**THE INPUT:**
◇ ◇ ◇

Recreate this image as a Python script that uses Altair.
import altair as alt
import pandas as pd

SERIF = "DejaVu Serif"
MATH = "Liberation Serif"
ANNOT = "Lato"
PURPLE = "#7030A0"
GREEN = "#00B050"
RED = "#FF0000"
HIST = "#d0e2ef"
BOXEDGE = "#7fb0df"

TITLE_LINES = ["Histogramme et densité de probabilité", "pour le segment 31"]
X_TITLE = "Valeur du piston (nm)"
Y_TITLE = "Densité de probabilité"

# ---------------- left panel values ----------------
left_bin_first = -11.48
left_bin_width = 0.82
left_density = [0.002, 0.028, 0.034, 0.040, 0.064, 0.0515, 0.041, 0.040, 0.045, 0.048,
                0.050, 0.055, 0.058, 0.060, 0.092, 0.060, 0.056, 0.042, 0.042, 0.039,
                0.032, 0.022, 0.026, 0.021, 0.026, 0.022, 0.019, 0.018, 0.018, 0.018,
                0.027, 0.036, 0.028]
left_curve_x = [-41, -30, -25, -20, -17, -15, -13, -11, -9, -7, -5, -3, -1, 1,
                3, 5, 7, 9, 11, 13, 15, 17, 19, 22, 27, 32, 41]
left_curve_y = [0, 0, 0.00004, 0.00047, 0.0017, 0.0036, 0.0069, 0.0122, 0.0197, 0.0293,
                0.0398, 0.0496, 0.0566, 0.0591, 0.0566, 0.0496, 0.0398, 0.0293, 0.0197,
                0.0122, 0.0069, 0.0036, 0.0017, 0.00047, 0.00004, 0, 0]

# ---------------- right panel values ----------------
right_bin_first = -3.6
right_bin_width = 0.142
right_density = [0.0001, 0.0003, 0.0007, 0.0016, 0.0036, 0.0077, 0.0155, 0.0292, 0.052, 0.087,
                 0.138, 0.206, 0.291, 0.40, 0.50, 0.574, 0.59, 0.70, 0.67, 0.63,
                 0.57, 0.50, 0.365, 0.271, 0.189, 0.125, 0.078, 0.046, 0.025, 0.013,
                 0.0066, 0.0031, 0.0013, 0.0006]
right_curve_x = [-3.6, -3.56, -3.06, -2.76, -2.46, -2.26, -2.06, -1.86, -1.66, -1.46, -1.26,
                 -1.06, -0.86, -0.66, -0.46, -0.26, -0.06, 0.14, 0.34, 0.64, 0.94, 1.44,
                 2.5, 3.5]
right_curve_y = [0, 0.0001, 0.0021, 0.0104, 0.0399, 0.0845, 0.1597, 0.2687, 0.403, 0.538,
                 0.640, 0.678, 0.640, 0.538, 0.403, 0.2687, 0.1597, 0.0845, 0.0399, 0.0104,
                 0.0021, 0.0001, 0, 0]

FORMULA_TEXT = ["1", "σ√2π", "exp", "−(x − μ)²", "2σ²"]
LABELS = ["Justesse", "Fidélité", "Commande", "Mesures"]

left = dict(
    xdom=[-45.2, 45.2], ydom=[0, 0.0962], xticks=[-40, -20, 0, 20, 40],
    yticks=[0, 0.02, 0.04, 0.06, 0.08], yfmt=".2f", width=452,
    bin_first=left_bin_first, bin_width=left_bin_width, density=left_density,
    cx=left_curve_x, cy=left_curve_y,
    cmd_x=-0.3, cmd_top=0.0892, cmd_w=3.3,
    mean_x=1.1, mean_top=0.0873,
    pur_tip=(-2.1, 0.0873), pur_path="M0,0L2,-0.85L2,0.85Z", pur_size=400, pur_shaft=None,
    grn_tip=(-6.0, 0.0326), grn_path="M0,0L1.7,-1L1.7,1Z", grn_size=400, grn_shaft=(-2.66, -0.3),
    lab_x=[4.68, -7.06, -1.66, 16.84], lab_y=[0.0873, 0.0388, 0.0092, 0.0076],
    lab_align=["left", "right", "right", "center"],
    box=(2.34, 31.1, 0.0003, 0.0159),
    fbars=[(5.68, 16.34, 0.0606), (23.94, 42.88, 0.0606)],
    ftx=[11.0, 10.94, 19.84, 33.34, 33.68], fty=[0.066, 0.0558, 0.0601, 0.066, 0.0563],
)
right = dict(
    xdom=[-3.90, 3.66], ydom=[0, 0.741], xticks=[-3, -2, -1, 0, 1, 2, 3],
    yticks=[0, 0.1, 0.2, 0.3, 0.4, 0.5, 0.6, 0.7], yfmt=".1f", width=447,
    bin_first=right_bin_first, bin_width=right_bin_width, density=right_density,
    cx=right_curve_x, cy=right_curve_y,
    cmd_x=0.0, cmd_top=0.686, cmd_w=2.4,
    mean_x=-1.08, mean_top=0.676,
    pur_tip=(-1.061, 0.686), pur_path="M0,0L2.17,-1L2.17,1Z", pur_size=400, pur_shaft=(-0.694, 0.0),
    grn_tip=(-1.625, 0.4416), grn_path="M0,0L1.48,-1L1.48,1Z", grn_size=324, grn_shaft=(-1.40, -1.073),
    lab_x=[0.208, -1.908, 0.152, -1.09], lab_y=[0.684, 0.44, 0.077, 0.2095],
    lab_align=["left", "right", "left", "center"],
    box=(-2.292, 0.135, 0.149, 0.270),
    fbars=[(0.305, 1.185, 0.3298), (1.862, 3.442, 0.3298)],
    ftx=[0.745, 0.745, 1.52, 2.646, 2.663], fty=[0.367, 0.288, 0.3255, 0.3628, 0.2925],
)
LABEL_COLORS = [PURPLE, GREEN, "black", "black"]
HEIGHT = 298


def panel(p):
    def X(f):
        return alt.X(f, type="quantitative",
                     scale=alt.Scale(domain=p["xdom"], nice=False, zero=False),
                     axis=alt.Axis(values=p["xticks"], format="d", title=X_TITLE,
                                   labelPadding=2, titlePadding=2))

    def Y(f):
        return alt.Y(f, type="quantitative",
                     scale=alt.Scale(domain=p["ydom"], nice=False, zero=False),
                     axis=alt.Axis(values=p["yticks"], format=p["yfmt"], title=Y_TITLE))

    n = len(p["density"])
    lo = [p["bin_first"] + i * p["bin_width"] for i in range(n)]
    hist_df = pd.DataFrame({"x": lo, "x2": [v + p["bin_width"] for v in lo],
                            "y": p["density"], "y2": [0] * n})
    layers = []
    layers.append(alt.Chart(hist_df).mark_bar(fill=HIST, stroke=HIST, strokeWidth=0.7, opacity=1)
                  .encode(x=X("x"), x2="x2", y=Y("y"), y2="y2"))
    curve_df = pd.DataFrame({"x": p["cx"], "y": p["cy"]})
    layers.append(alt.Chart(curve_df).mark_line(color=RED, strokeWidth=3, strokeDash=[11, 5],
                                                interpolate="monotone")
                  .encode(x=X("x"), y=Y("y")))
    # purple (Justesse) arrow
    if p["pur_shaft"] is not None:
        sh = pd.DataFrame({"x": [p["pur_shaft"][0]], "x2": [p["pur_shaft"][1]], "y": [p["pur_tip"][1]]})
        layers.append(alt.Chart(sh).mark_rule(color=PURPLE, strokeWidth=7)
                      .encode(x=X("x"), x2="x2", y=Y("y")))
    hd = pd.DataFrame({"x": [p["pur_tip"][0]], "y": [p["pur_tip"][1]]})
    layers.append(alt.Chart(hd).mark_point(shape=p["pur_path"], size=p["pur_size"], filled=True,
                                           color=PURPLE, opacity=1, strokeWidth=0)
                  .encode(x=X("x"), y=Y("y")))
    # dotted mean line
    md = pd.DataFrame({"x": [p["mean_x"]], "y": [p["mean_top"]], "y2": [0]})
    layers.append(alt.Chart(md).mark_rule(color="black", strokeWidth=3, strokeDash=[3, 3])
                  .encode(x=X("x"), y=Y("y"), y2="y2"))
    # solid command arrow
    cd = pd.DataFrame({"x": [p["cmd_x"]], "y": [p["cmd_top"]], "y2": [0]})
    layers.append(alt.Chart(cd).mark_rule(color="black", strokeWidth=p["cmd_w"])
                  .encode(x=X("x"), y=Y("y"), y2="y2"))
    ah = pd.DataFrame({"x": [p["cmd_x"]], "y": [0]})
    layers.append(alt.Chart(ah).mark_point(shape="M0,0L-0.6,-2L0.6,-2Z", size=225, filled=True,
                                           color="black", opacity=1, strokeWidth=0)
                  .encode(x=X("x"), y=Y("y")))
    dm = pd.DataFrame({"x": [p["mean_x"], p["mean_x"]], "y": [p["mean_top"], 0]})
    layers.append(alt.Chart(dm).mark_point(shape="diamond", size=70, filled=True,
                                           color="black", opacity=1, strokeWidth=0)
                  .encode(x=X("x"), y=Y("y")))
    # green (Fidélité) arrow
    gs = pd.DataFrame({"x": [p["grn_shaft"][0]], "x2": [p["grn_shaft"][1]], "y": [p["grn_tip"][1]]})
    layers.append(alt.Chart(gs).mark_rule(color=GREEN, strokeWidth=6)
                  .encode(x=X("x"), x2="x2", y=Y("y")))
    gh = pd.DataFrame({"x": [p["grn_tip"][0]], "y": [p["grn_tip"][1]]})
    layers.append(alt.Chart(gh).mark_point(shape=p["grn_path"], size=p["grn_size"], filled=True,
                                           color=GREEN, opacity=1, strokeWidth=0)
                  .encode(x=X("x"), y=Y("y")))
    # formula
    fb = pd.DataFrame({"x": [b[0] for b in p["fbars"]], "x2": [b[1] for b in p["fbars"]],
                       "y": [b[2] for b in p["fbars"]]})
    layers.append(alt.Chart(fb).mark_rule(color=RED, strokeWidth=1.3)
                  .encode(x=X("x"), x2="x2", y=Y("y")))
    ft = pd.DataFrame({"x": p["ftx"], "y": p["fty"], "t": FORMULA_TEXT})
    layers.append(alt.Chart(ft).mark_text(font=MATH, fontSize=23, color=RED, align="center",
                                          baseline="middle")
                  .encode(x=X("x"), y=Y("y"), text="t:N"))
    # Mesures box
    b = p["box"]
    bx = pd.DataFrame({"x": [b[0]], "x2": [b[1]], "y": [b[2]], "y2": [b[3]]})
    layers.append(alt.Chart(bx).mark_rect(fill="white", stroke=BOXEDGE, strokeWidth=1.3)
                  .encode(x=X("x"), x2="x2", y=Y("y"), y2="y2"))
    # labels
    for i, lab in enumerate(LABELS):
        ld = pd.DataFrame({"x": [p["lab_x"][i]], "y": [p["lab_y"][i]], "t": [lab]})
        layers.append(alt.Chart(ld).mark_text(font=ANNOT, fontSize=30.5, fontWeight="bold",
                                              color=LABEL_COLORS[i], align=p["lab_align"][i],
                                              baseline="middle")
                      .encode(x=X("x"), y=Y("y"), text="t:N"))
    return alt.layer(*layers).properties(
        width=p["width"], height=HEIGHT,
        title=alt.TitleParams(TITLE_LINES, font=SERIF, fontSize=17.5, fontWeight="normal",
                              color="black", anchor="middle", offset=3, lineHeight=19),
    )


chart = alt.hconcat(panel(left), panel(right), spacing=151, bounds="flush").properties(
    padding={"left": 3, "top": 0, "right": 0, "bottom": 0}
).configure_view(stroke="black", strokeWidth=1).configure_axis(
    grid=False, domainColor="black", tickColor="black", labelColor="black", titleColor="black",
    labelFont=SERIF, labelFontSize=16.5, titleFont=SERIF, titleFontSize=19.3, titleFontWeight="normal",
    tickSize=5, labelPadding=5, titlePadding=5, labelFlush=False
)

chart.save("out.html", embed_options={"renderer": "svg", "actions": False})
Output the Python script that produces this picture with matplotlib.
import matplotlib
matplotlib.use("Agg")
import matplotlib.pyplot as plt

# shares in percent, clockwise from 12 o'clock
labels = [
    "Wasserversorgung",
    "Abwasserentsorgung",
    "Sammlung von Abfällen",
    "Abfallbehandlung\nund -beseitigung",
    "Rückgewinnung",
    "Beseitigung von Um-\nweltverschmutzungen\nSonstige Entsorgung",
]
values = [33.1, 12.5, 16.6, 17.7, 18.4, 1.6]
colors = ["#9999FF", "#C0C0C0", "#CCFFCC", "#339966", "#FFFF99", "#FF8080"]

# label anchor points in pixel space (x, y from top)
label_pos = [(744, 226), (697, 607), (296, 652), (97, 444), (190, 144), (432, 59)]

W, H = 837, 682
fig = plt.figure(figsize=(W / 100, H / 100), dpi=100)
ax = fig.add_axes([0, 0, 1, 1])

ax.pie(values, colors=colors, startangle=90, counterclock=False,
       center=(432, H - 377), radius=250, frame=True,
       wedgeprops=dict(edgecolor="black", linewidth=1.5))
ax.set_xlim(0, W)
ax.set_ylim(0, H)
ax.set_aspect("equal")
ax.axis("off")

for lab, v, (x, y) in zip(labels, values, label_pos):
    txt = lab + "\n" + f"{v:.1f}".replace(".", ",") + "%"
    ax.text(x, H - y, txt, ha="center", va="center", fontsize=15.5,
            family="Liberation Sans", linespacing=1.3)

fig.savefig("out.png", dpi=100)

◇ ◇ ◇

**YOUR GOAL:** Lines from the beginning of the data above through the line containing "0.0122, 0.0069, 0.0036, 0.0017, 0.00047, 0.00004, 0, 0]" are to be returned exactly, and no others.

**ANSWER BELOW:**
Recreate this image as a Python script that uses Altair.
import altair as alt
import pandas as pd

SERIF = "DejaVu Serif"
MATH = "Liberation Serif"
ANNOT = "Lato"
PURPLE = "#7030A0"
GREEN = "#00B050"
RED = "#FF0000"
HIST = "#d0e2ef"
BOXEDGE = "#7fb0df"

TITLE_LINES = ["Histogramme et densité de probabilité", "pour le segment 31"]
X_TITLE = "Valeur du piston (nm)"
Y_TITLE = "Densité de probabilité"

# ---------------- left panel values ----------------
left_bin_first = -11.48
left_bin_width = 0.82
left_density = [0.002, 0.028, 0.034, 0.040, 0.064, 0.0515, 0.041, 0.040, 0.045, 0.048,
                0.050, 0.055, 0.058, 0.060, 0.092, 0.060, 0.056, 0.042, 0.042, 0.039,
                0.032, 0.022, 0.026, 0.021, 0.026, 0.022, 0.019, 0.018, 0.018, 0.018,
                0.027, 0.036, 0.028]
left_curve_x = [-41, -30, -25, -20, -17, -15, -13, -11, -9, -7, -5, -3, -1, 1,
                3, 5, 7, 9, 11, 13, 15, 17, 19, 22, 27, 32, 41]
left_curve_y = [0, 0, 0.00004, 0.00047, 0.0017, 0.0036, 0.0069, 0.0122, 0.0197, 0.0293,
                0.0398, 0.0496, 0.0566, 0.0591, 0.0566, 0.0496, 0.0398, 0.0293, 0.0197,
                0.0122, 0.0069, 0.0036, 0.0017, 0.00047, 0.00004, 0, 0]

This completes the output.